News: The Chicago Connectory hosts Data Scientist from McDonald’s

Data_Science_Event

The Chicago Connectory hosts Data Scientist from McDonald’s

On Wednesday, April 17, the Chicago Connectory hosted Alexandra Gaski, a data scientist at McDonald’s. This event focused on how companies can use data to determine the success of their marketing and media efforts.

Gaski began the presentation by identifying issues all companies face when it comes to their marketing and media. Leadership will typically ask how marketing dollars are contributing to the overall business or how marketing directly influences sales. However, traditional marketing metrics, like in-store sales or media metrics, do not answer these questions.

Gaski explained that since there are so many external factors influencing sales and purchases, it is extremely difficult to attribute a sale to a specific marketing campaign. This is especially difficult for McDonald’s since the majority of their sales are in-store purchases compared to online sales.

However, by identifying all of these potential external factors (weather, competitor ads, region, size of store location, etc.) and using a complex regression model called Marketing Mix Modeling (MMM), McDonald’s is now able to determine the impact on sales and ROI measures for individual marketing activities. This model can be used not only to understand past performance but also to optimize future media spend across channels, products and messages.

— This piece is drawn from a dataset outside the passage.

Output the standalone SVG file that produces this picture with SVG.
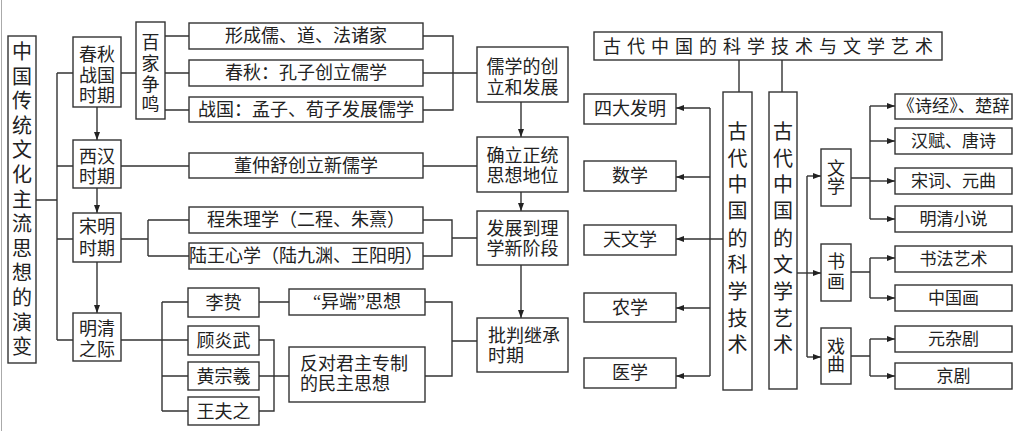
<svg xmlns="http://www.w3.org/2000/svg" width="1021" height="431" viewBox="0 0 1021 431">
<style>
.b{fill:#fff;stroke:#333;stroke-width:1.4}
.t{font-family:"Liberation Serif","Noto Sans CJK SC",serif;fill:#222;font-size:18px;text-anchor:middle}
.s{font-size:17px}
.v{font-size:20px}
.c{fill:none;stroke:#333;stroke-width:1.4}
.a{fill:none;stroke:#333;stroke-width:1.4;marker-end:url(#ar)}
</style>
<defs>
<marker id="ar" viewBox="0 0 8 6" refX="8" refY="3" markerWidth="8" markerHeight="6" markerUnits="userSpaceOnUse" orient="auto">
<path d="M0,0L8,3L0,6z" fill="#222"/>
</marker>
</defs>
<rect width="1021" height="431" fill="#fff"/>
<line x1="1.5" y1="0" x2="1.5" y2="431" stroke="#aaa" stroke-width="1"/>

<g id="connectors">
<path class="c" d="M36,200H57M57,73V340M57,73H73M57,166H73M57,239H73M57,340H73M121,73H136"/>
<path class="a" d="M97,107V140"/>
<path class="a" d="M97,188V213"/>
<path class="a" d="M97,262V313"/>
<path class="c" d="M165,36H189M165,73H189M165,110H189"/>
<path class="c" d="M121,166H189M423,166H477"/>
<path class="c" d="M121,239H148M148,220V256M148,220H189M148,256H189"/>
<path class="c" d="M121,340H162M162,302V411M162,302H188M162,340H188M162,376H188M162,411H188"/>
<path class="c" d="M259,302H289M259,340H274V411H259M259,376H289"/>
<path class="c" d="M423,36H453V110H423M423,73H477"/>
<path class="c" d="M423,220H452V256H423M452,238H477"/>
<path class="c" d="M425,302H452V376H425M452,341H477"/>
<path class="a" d="M521,102V137"/>
<path class="a" d="M521,192V211"/>
<path class="a" d="M521,265V318"/>
<path class="c" d="M739,60V92M782,60V92M710,108V376"/>
<path class="a" d="M710,108H676"/>
<path class="a" d="M710,177H676"/>
<path class="a" d="M723,239H676"/>
<path class="a" d="M710,308H676"/>
<path class="a" d="M710,376H676"/>
<path class="c" d="M807,176V357"/>
<path class="a" d="M807,176H821"/>
<path class="a" d="M797,273H821"/>
<path class="a" d="M807,357H821"/>
<path class="c" d="M851,178H870M870,106V219"/>
<path class="a" d="M870,106H895"/>
<path class="a" d="M870,141H895"/>
<path class="a" d="M870,181H895"/>
<path class="a" d="M870,219H895"/>
<path class="c" d="M851,272H870M870,258V298"/>
<path class="a" d="M870,258H895"/>
<path class="a" d="M870,298H895"/>
<path class="c" d="M851,356H870M870,339V376"/>
<path class="a" d="M870,339H895"/>
<path class="a" d="M870,376H895"/>
</g>

<g id="main">
<rect class="b" x="8" y="36" width="28" height="327"/>
<text class="t v"><tspan x="22" y="59">中</tspan><tspan x="22" y="84">国</tspan><tspan x="22" y="108">传</tspan><tspan x="22" y="133">统</tspan><tspan x="22" y="157">文</tspan><tspan x="22" y="182">化</tspan><tspan x="22" y="207">主</tspan><tspan x="22" y="231">流</tspan><tspan x="22" y="256">思</tspan><tspan x="22" y="280">想</tspan><tspan x="22" y="305">的</tspan><tspan x="22" y="330">演</tspan><tspan x="22" y="354">变</tspan></text>
</g>

<g id="chunqiu">
<rect class="b" x="73" y="37" width="48" height="70"/>
<text class="t"><tspan x="97" y="61">春秋</tspan><tspan x="97" y="82">战国</tspan><tspan x="97" y="102">时期</tspan></text>
</g>
<g id="baijia">
<rect class="b" x="136" y="22" width="29" height="97"/>
<text class="t"><tspan x="150.5" y="49">百</tspan><tspan x="150.5" y="70">家</tspan><tspan x="150.5" y="91">争</tspan><tspan x="150.5" y="111">鸣</tspan></text>
</g>
<g id="xihan">
<rect class="b" x="73" y="140" width="48" height="48"/>
<text class="t"><tspan x="97" y="163">西汉</tspan><tspan x="97" y="183">时期</tspan></text>
</g>
<g id="songming">
<rect class="b" x="73" y="213" width="48" height="49"/>
<text class="t"><tspan x="97" y="233">宋明</tspan><tspan x="97" y="255">时期</tspan></text>
</g>
<g id="mingqing">
<rect class="b" x="73" y="313" width="48" height="48"/>
<text class="t"><tspan x="97" y="335">明清</tspan><tspan x="97" y="356">之际</tspan></text>
</g>

<g id="n1"><rect class="b" x="189" y="23" width="234" height="26"/><text class="t" x="306" y="42">形成儒、道、法诸家</text></g>
<g id="n2"><rect class="b" x="189" y="60" width="234" height="26"/><text class="t" x="306" y="79">春秋：孔子创立儒学</text></g>
<g id="n3"><rect class="b" x="189" y="97" width="234" height="25"/><text class="t" x="306" y="116">战国：孟子、荀子发展儒学</text></g>
<g id="n4"><rect class="b" x="189" y="153" width="234" height="25"/><text class="t" x="306" y="172">董仲舒创立新儒学</text></g>
<g id="n5"><rect class="b" x="189" y="207" width="234" height="26"/><text class="t" x="306" y="226">程朱理学（二程、朱熹）</text></g>
<g id="n6"><rect class="b" x="189" y="243" width="234" height="26"/><text class="t" x="306" y="262">陆王心学（陆九渊、王阳明）</text></g>
<g id="n7"><rect class="b" x="188" y="288" width="71" height="29"/><text class="t" x="223.5" y="309">李贽</text></g>
<g id="n8"><rect class="b" x="188" y="326" width="71" height="29"/><text class="t" x="223.5" y="347">顾炎武</text></g>
<g id="n9"><rect class="b" x="188" y="362" width="71" height="28"/><text class="t" x="223.5" y="383">黄宗羲</text></g>
<g id="n10"><rect class="b" x="188" y="397" width="71" height="28"/><text class="t" x="223.5" y="418">王夫之</text></g>
<g id="n11"><rect class="b" x="289" y="289" width="136" height="26"/><text class="t" x="357" y="308">“异端”思想</text></g>
<g id="n12"><rect class="b" x="289" y="347" width="136" height="55"/><text class="t" style="text-anchor:start"><tspan x="300" y="370">反对君主专制</tspan><tspan x="300" y="390">的民主思想</tspan></text></g>

<g id="r1"><rect class="b" x="477" y="47" width="91" height="55"/><text class="t"><tspan x="522.5" y="73">儒学的创</tspan><tspan x="522.5" y="94">立和发展</tspan></text></g>
<g id="r2"><rect class="b" x="477" y="137" width="91" height="55"/><text class="t"><tspan x="522.5" y="162">确立正统</tspan><tspan x="522.5" y="182">思想地位</tspan></text></g>
<g id="r3"><rect class="b" x="477" y="211" width="91" height="54"/><text class="t"><tspan x="522.5" y="235">发展到理</tspan><tspan x="522.5" y="255">学新阶段</tspan></text></g>
<g id="r4"><rect class="b" x="477" y="318" width="91" height="54"/><text class="t" style="text-anchor:start"><tspan x="488" y="342">批判继承</tspan><tspan x="488" y="362">时期</tspan></text></g>

<g id="title"><rect class="b" x="594" y="32" width="348" height="28"/><text class="t" x="768" y="53" textLength="330" lengthAdjust="spacing">古代中国的科学技术与文学艺术</text></g>

<g id="sci">
<rect class="b" x="723" y="92" width="29" height="298"/>
<text class="t v"><tspan x="737.5" y="139">古</tspan><tspan x="737.5" y="166">代</tspan><tspan x="737.5" y="192">中</tspan><tspan x="737.5" y="218">国</tspan><tspan x="737.5" y="246">的</tspan><tspan x="737.5" y="272">科</tspan><tspan x="737.5" y="299">学</tspan><tspan x="737.5" y="326">技</tspan><tspan x="737.5" y="352">术</tspan></text>
</g>
<g id="art">
<rect class="b" x="769" y="92" width="28" height="297"/>
<text class="t v"><tspan x="783" y="139">古</tspan><tspan x="783" y="166">代</tspan><tspan x="783" y="192">中</tspan><tspan x="783" y="218">国</tspan><tspan x="783" y="246">的</tspan><tspan x="783" y="272">文</tspan><tspan x="783" y="299">学</tspan><tspan x="783" y="326">艺</tspan><tspan x="783" y="352">术</tspan></text>
</g>

<g id="s1"><rect class="b" x="584" y="94" width="92" height="30"/><text class="t" x="630" y="115">四大发明</text></g>
<g id="s2"><rect class="b" x="584" y="161" width="92" height="30"/><text class="t" x="630" y="182">数学</text></g>
<g id="s3"><rect class="b" x="584" y="225" width="92" height="30"/><text class="t" x="630" y="246">天文学</text></g>
<g id="s4"><rect class="b" x="584" y="293" width="92" height="29"/><text class="t" x="630" y="314">农学</text></g>
<g id="s5"><rect class="b" x="584" y="358" width="92" height="30"/><text class="t" x="630" y="379">医学</text></g>

<g id="wenxue"><rect class="b" x="821" y="149" width="30" height="57"/><text class="t"><tspan x="836" y="175">文</tspan><tspan x="836" y="193">学</tspan></text></g>
<g id="shuhua"><rect class="b" x="821" y="244" width="30" height="57"/><text class="t"><tspan x="836" y="268">书</tspan><tspan x="836" y="288">画</tspan></text></g>
<g id="xiqu"><rect class="b" x="821" y="328" width="30" height="56"/><text class="t"><tspan x="836" y="353">戏</tspan><tspan x="836" y="371">曲</tspan></text></g>

<g id="a1"><rect class="b" x="895" y="94" width="117" height="25"/><text class="t s" x="953.5" y="112" textLength="112" lengthAdjust="spacingAndGlyphs">《诗经》、楚辞</text></g>
<g id="a2"><rect class="b" x="895" y="128" width="117" height="26"/><text class="t s" x="953.5" y="147">汉赋、唐诗</text></g>
<g id="a3"><rect class="b" x="895" y="168" width="117" height="26"/><text class="t s" x="953.5" y="187">宋词、元曲</text></g>
<g id="a4"><rect class="b" x="895" y="206" width="117" height="26"/><text class="t s" x="953.5" y="225">明清小说</text></g>
<g id="a5"><rect class="b" x="895" y="246" width="117" height="26"/><text class="t s" x="953.5" y="265">书法艺术</text></g>
<g id="a6"><rect class="b" x="895" y="285" width="117" height="26"/><text class="t s" x="953.5" y="304">中国画</text></g>
<g id="a7"><rect class="b" x="895" y="326" width="117" height="26"/><text class="t s" x="953.5" y="345">元杂剧</text></g>
<g id="a8"><rect class="b" x="895" y="363" width="117" height="26"/><text class="t s" x="953.5" y="382">京剧</text></g>
</svg>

While these results sound wonderful, it was no easy task. Developing these types of insights takes a great deal of planning with various internal media teams. Everyone within the organization needed to coordinate to insure proper data collection.

During the last few statements, Gaski provided insights on how organizations can start planning for larger data science projects. First, start gathering all of the data in your data “world”. This includes external economic variables, company variables and marketing variables. Second, hire a data scientist or analytics firm – these projects are not something you want to do on your own. Third, create a culture around measurement. Lastly, benchmark against yourself. If you are McDonald’s, it does not make sense to compare your results to Amazon, for example.